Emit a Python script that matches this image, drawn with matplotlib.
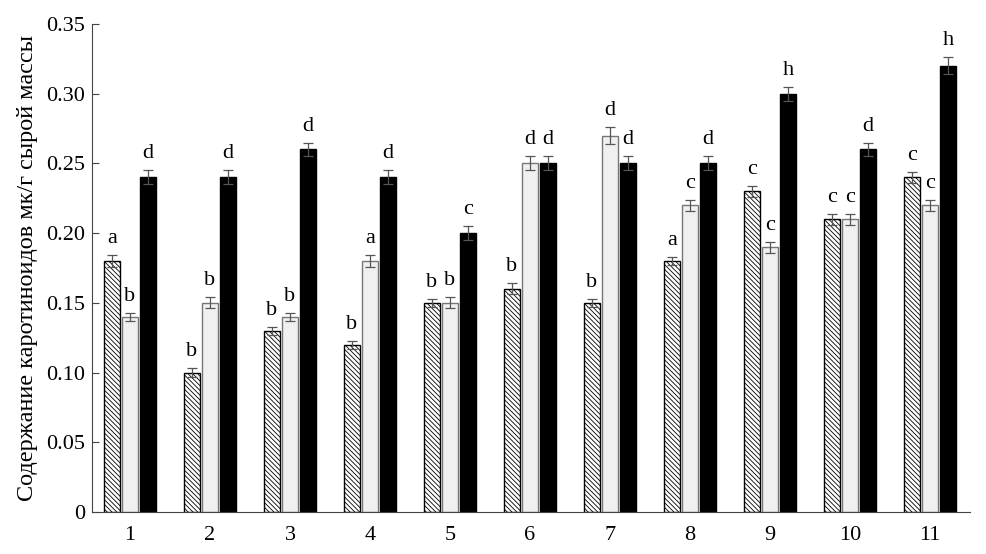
import matplotlib
matplotlib.use("Agg")
import matplotlib.pyplot as plt
import numpy as np
from matplotlib.ticker import FuncFormatter

plt.rcParams['font.family'] = ['Liberation Serif', 'DejaVu Serif']
plt.rcParams['hatch.linewidth'] = 0.6

groups = ['1', '2', '3', '4', '5', '6', '7', '8', '9', '10', '11']
hatched = [0.18, 0.10, 0.13, 0.12, 0.15, 0.16, 0.15, 0.18, 0.23, 0.21, 0.24]
light = [0.14, 0.15, 0.14, 0.18, 0.15, 0.25, 0.27, 0.22, 0.19, 0.21, 0.22]
black = [0.24, 0.24, 0.26, 0.24, 0.20, 0.25, 0.25, 0.25, 0.30, 0.26, 0.32]
err_h = [0.004, 0.003, 0.003, 0.003, 0.003, 0.004, 0.003, 0.003, 0.004, 0.004, 0.004]
err_l = [0.003, 0.004, 0.003, 0.004, 0.004, 0.005, 0.006, 0.004, 0.004, 0.004, 0.004]
err_b = [0.005, 0.005, 0.005, 0.005, 0.005, 0.005, 0.005, 0.005, 0.005, 0.005, 0.006]
let_h = ['a', 'b', 'b', 'b', 'b', 'b', 'b', 'a', 'c', 'c', 'c']
let_l = ['b', 'b', 'b', 'a', 'b', 'd', 'd', 'c', 'c', 'c', 'c']
let_b = ['d', 'd', 'd', 'd', 'c', 'd', 'd', 'd', 'h', 'd', 'h']
ylabel = 'Содержание каротиноидов мк/г сырой массы'

fig = plt.figure(figsize=(9.86, 5.54), dpi=100)
ax = fig.add_axes([0.0933, 0.0758, 0.8905, 0.8809])

x = np.arange(len(groups))
off = 0.225
w = 0.19
ekw = dict(ecolor='#555555', elinewidth=0.9, capsize=3.5, capthick=0.9)

ax.bar(x - off, hatched, w, yerr=err_h, facecolor='white', edgecolor='black',
       hatch='\\\\\\\\\\\\\\', linewidth=1.0, error_kw=ekw)
ax.bar(x, light, w, yerr=err_l, facecolor='#f0f0f0', edgecolor='#777777',
       linewidth=1.0, error_kw=ekw)
ax.bar(x + off, black, w, yerr=err_b, facecolor='black', edgecolor='black',
       linewidth=1.0, error_kw=ekw)

for xs, vals, errs, lets in [(x - off, hatched, err_h, let_h), (x, light, err_l, let_l),
                             (x + off, black, err_b, let_b)]:
    for xi, v, e, t in zip(xs, vals, errs, lets):
        ax.text(xi, v + e + 0.005, t, ha='center', va='bottom', fontsize=16)

ax.set_xlim(-0.475, 10.5)
ax.set_ylim(0, 0.35)
ax.set_xticks(x)
ax.set_xticklabels(groups, fontsize=16)
ax.set_yticks(np.arange(0, 0.351, 0.05))
ax.yaxis.set_major_formatter(FuncFormatter(lambda v, p: '0' if abs(v) < 1e-9 else f'{v:.2f}'))
ax.tick_params(axis='y', direction='in', length=5, labelsize=16, color='#444444', pad=5)
ax.tick_params(axis='x', length=0, labelsize=16, pad=10)
ax.spines['top'].set_visible(False)
ax.spines['right'].set_visible(False)
ax.spines['left'].set_color('#444444')
ax.spines['bottom'].set_color('#444444')
ax.set_ylabel(ylabel, fontsize=17.5, labelpad=6)

fig.savefig('out.png', dpi=100)
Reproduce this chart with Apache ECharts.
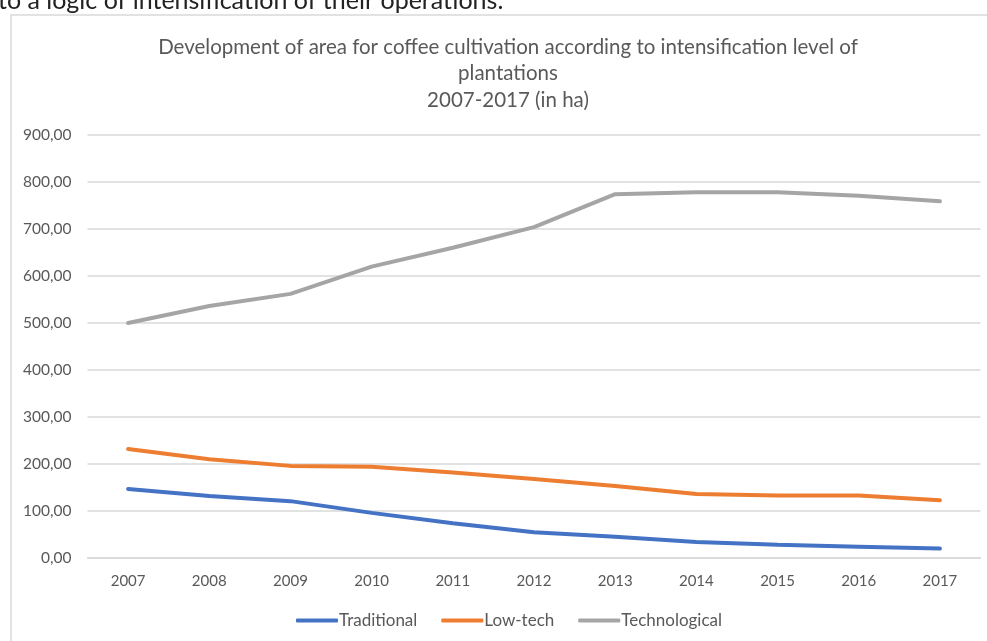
<!DOCTYPE html>
<html>
<head>
<meta charset="utf-8">
<script src="https://cdn.jsdelivr.net/npm/echarts@6/dist/echarts.min.js"></script>
<style>
html,body{margin:0;padding:0;background:#fff;}
#c{width:987px;height:641px;}
</style>
</head>
<body>
<div id="c"></div>
<script>
const years = ['2007','2008','2009','2010','2011','2012','2013','2014','2015','2016','2017'];
const traditional = [147,132,121,96,74,55,45,34,28,24,20];
const lowTech = [232,210,196,194,182,168,153,136,133,133,123];
const technological = [500,536,562,620,660,704,774,778,778,771,759];
const seriesNames = ['Traditional','Low-tech','Technological'];
const titleLines = ['Development of area for coffee cultivation according to intensification level of','plantations','2007-2017 (in ha)'];
const topText = 'to a logic of intensification of their operations.';

const font = 'Lato, "Open Sans", sans-serif';
const chart = echarts.init(document.getElementById('c'));
chart.setOption({
  animation:false,
  backgroundColor:'#fff',
  title:{
    text: titleLines.join('\n'),
    left:503, top:29, textAlign:'center',
    textStyle:{fontFamily:font,fontSize:20.5,fontWeight:'normal',color:'#595959',lineHeight:26.5}
  },
  graphic:[
    {type:'rect',shape:{x:11,y:15,width:990,height:640},style:{fill:'none',stroke:'#d9d9d9',lineWidth:1.5},silent:true},
    {type:'text',left:-2,top:-12,style:{text:topText,font:'25px '+font,fill:'#222'}}
  ],
  grid:{left:87.5,right:6.5,top:135,bottom:83,containLabel:false},
  legend:{
    bottom:7,left:291,
    itemWidth:42,itemHeight:4,itemGap:24,
    icon:'roundRect',
    textStyle:{fontFamily:font,fontSize:17,color:'#595959',padding:[0,0,0,-4]},
    data:seriesNames
  },
  xAxis:{
    type:'category',data:years,boundaryGap:true,
    axisLine:{show:true,lineStyle:{color:'#d9d9d9',width:1.5}},
    axisTick:{show:false},
    axisLabel:{fontFamily:font,fontSize:15,color:'#595959',margin:16}
  },
  yAxis:{
    type:'value',min:0,max:900,interval:100,
    axisLine:{show:false},axisTick:{show:false},
    splitLine:{lineStyle:{color:'#d9d9d9',width:1.5}},
    axisLabel:{fontFamily:font,fontSize:15.5,color:'#595959',margin:16,
      formatter:v=>v.toFixed(2).replace('.',',')}
  },
  series:[
    {name:seriesNames[0],type:'line',data:traditional,showSymbol:false,symbol:'none',lineStyle:{color:'#4472C4',width:4,cap:'round'},itemStyle:{color:'#4472C4'}},
    {name:seriesNames[1],type:'line',data:lowTech,showSymbol:false,symbol:'none',lineStyle:{color:'#ED7D31',width:4,cap:'round'},itemStyle:{color:'#ED7D31'}},
    {name:seriesNames[2],type:'line',data:technological,showSymbol:false,symbol:'none',lineStyle:{color:'#A5A5A5',width:4,cap:'round'},itemStyle:{color:'#A5A5A5'}}
  ]
});
</script>
</body>
</html>
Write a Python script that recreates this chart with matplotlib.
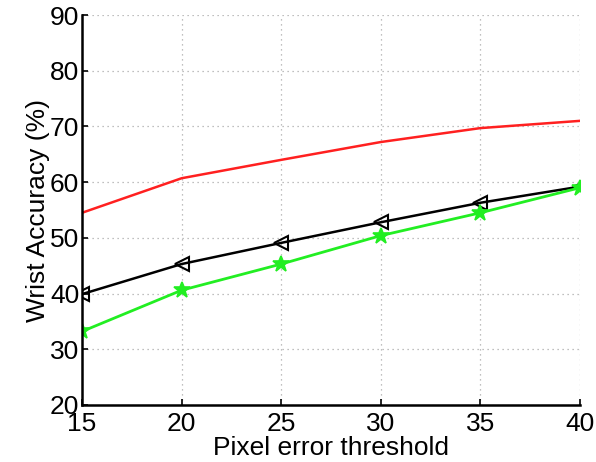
import matplotlib.pyplot as plt

plt.rcParams['font.family'] = ['Liberation Sans', 'DejaVu Sans']

thresholds = [15, 20, 25, 30, 35, 40]
red_acc = [54.5, 60.7, 64.0, 67.2, 69.7, 71.0]
black_acc = [39.9, 45.3, 49.1, 52.8, 56.3, 59.2]
green_acc = [33.2, 40.6, 45.3, 50.4, 54.5, 59.0]

fig = plt.figure(figsize=(5.96, 4.62), dpi=100)
ax = fig.add_axes([82 / 596, 57 / 462, 498 / 596, 390 / 462])

ax.plot(thresholds, red_acc, color='#ff2020', lw=1.8)
ax.plot(thresholds, black_acc, color='black', lw=1.8, marker='<',
        markersize=10, markerfacecolor='none', markeredgewidth=1.5)
ax.plot(thresholds, green_acc, color='#22ee22', lw=2.0, marker='*',
        markersize=12, markeredgewidth=1.2)

ax.set_xlim(15, 40)
ax.set_ylim(20, 90)
ax.set_xticks(thresholds)
ax.set_yticks(range(20, 91, 10))
ax.grid(True, color='#aaaaaa', linestyle=(0, (1, 3)), lw=0.9)
ax.spines['top'].set_visible(False)
ax.spines['right'].set_visible(False)
ax.spines['left'].set_linewidth(1.8)
ax.spines['bottom'].set_linewidth(1.8)
ax.tick_params(direction='in', length=4, width=1.2, labelsize=19)
ax.tick_params(axis='x', pad=5)
ax.tick_params(axis='y', pad=2)
ax.set_xlabel('Pixel error threshold', fontsize=19, labelpad=0)
ax.set_ylabel('Wrist Accuracy (%)', fontsize=19, labelpad=0)

fig.savefig('out.png', dpi=100)
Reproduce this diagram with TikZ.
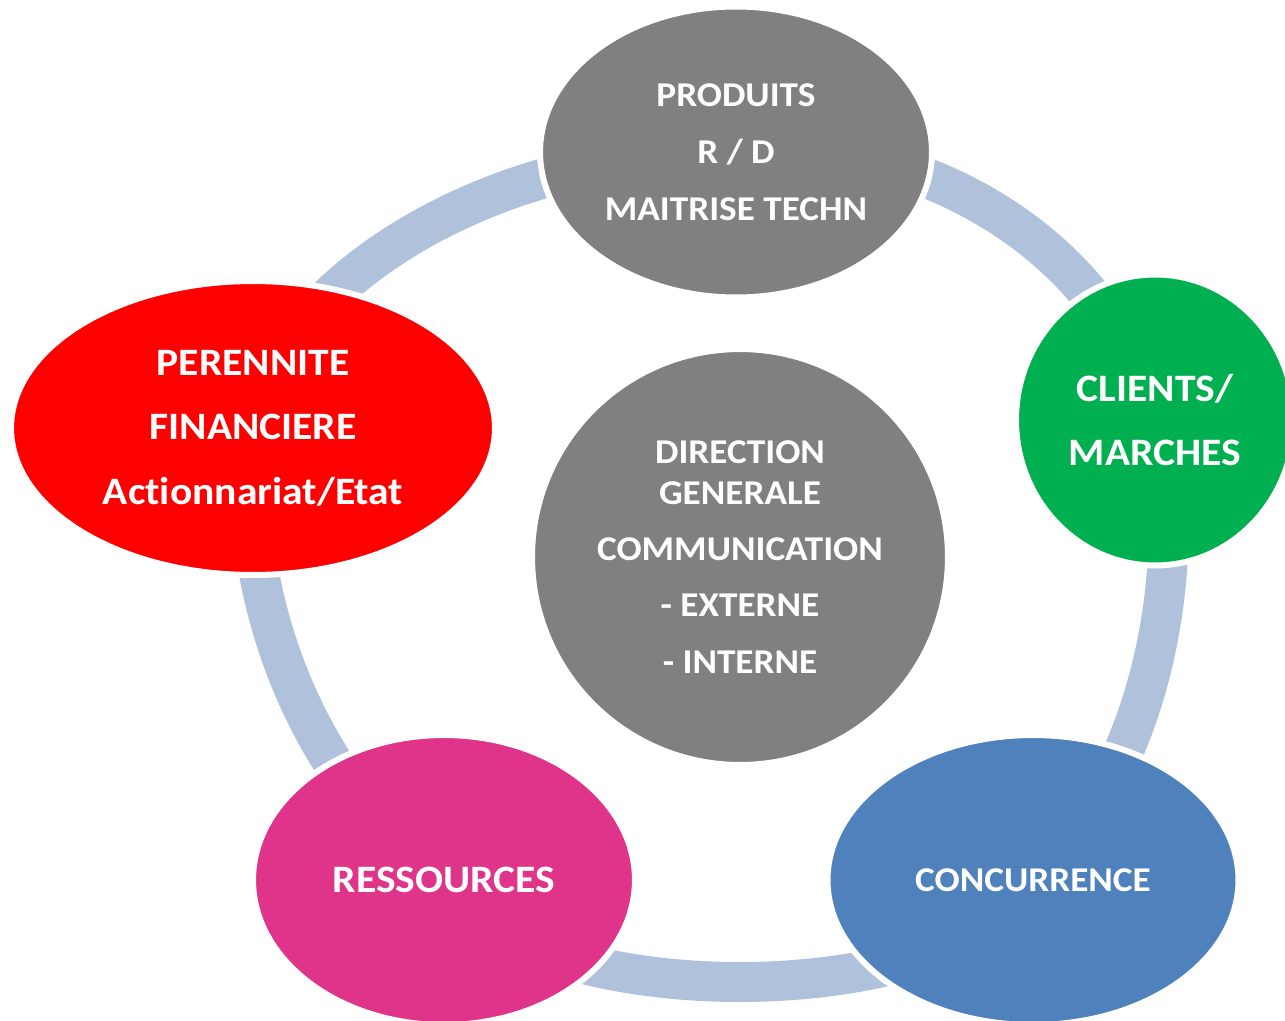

**TASK DIRECTIONS**
Write out each line of the listing above, exactly, from its first line to the line holding "plt.rcParams['hatch.linewidth'] = 0.6", inclusive. Skip the pictures.

**ANSWER TO THIS EXERCISE**
Emit a Python script that matches this image, drawn with matplotlib.
import matplotlib
matplotlib.use("Agg")
import matplotlib.pyplot as plt
import numpy as np
from matplotlib.ticker import FuncFormatter

plt.rcParams['font.family'] = ['Liberation Serif', 'DejaVu Serif']
plt.rcParams['hatch.linewidth'] = 0.6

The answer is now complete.